Enclosure, Graigues, Co. Kildare
Co. Kildare |
Enclosures
In a field near Graigues in County Kildare, something circular and ancient lurks just below the surface, invisible to anyone walking past but perfectly legible from the air. A cropmark, roughly 52 metres in diameter, traces the outline of an enclosure that has long since lost any above-ground presence. The crop growing over it simply betrays what the soil remembers.

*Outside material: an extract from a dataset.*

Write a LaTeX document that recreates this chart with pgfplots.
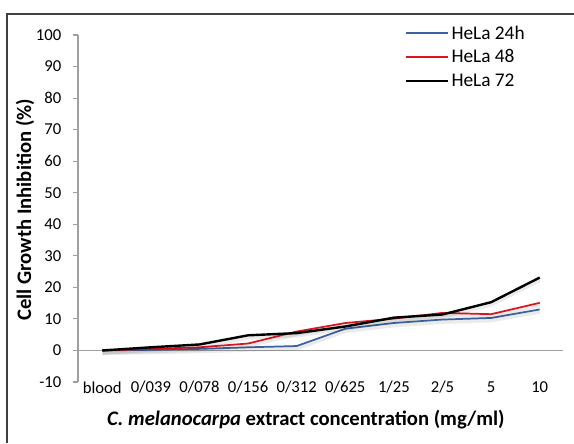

Cropmarks form when buried features, such as ditches, walls, or banks, affect how plants grow above them. Soil that once filled a ditch tends to retain more moisture and nutrients, producing lusher, taller growth; compacted or stony ground does the opposite. From altitude, particularly in dry summers when the contrast is sharpest, these differences in vegetation resolve into shapes: circles, rectangles, boundaries. The Graigues enclosure showed up clearly on Google Earth aerial photography taken on 28th June 2018, and associated field boundaries are also visible to the north of the main circle. A circular enclosure of this kind is broadly consistent with a rath or ringfort, the type of enclosed farmstead that was the most common settlement form in early medieval Ireland, though without excavation no firm identification is possible. What the cropmark does confirm is that the landscape here carries a layer of human organisation that ordinary fieldwork would never reveal.